西谷「そうです。でも実際は、映像会社が空撮を既にやっているのと同じように、土木事業者が既にドローンの活用をしているんですよね。土木業界の素人である私たちが参入するには、専門的な知識の習得から始めなければならないし、時間も労力もコストもとてもかかってしまう…。そこで、ようやく『スクール運営』に辿り着きます。」
──色々と寄り道をしながら辿り着いたのが、スクール運営なんですね。それでは、「プロクルードローンスクールKOS奈良校」について詳しく教えていただけますか。
西谷「プロクルードローンスクールは、もともと滋賀県に本校があります。そちらで私たちも講習を受け、講師の資格を取得し、KOS奈良校を開校したという流れになります。

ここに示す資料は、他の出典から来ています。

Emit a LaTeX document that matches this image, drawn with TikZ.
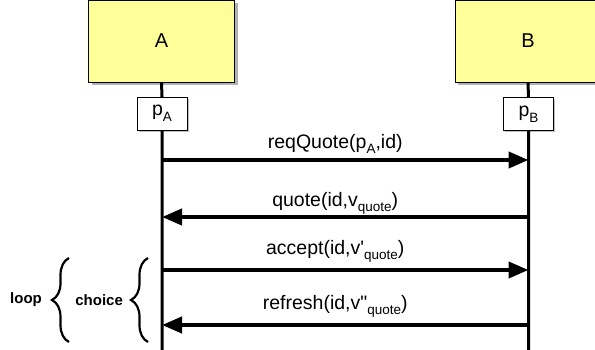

スクールは、滋賀・大阪・兵庫・京都・愛知・奈良に展開していて、グループ卒業生は3,500名以上!それぞれ校によって運営母体や講習料金等が異なるんですが、KOS奈良校に関しては、私たち2名が講師を担当し、受講料も業界トップクラスの低価格で提供しています。」
──KOSモバイルさんが運営しているから、「KOS奈良校」なんですね!そもそも、スクールの需要ってあるのでしょうか?
大森「それが、結構あるんです。というのも、ドローンは最近の事故の増加に加え、農業・インフラ・物流・災害対応などの需要が急速に高まってきており、2022年12月から『無人航空機操縦者技能証明制度』という、いわゆるドローンの国家資格制度が導入されたんです。その国家資格を取得するためのスクールが、プロクルードローンスクールKOS奈良校というわけです。」
──なるほど!国家資格が取得できるスクールなんですね。ドローンの操縦は国家資格が無いと操縦できなくなっている、ということですか?
西谷「国家資格が導入されたといっても、今はまだ資格がなくてもドローンは飛ばせてしまうんです…。資格の有無に関わらず、『航空法』や『小型無人機等飛行禁止法』にもとづいて、趣味や個人の撮影の範囲で操縦することは無資格でも可能です。でも、法律の詳細を把握しないで操縦している人も実はたくさんいるんです。いわば無法地帯状態なんですよね…。」
──たしかに…。さっきから難しい言葉が飛び交っていて、よく分からなくなってきています…(苦笑)
大森「まさにそれなんです!実際にルールを知らずに(あるいは無視して)飛ばしている人のなかには、『ルールの存在はなんとなく知っているが、よく分からない』『ルールが厳しいから敢えて目をつぶってしまっている』という方も多いんです。そういった方のためのスクールでもあります。国家資格の免許を取得し、しっかりと安全にドローンを飛ばせるようになってもらい、自身の趣味だけでなく仕事としてもドローンを扱える人材を育てていくことがスクールの目的です。
初心者の方はもちろんですが、今まで無資格あるいは民間資格を取得してドローンの操縦をしてきた方々が学び直せる場としても、スクール運営をしています。」
──実際にスクールではどんなことを学べるのでしょうか?
西谷「初心者の方は、4日間の講習で国家資格(技能証明)が取得できます。(ライセンス発行には学科試験、身体検査が必要です。)既にドローンの飛行経験がある方や民間資格を持っている方は、2日間のみの受講で資格が取得できます。」
──4日間ではどんなことをするんですか?
大森「最初の2日間で飛行スキルを身に着けていただき、残りの2日間で国家資格取得を目指していただく4日間のコースになっています。主に①学科講習と②実技講習の両面でレクチャーをしています。」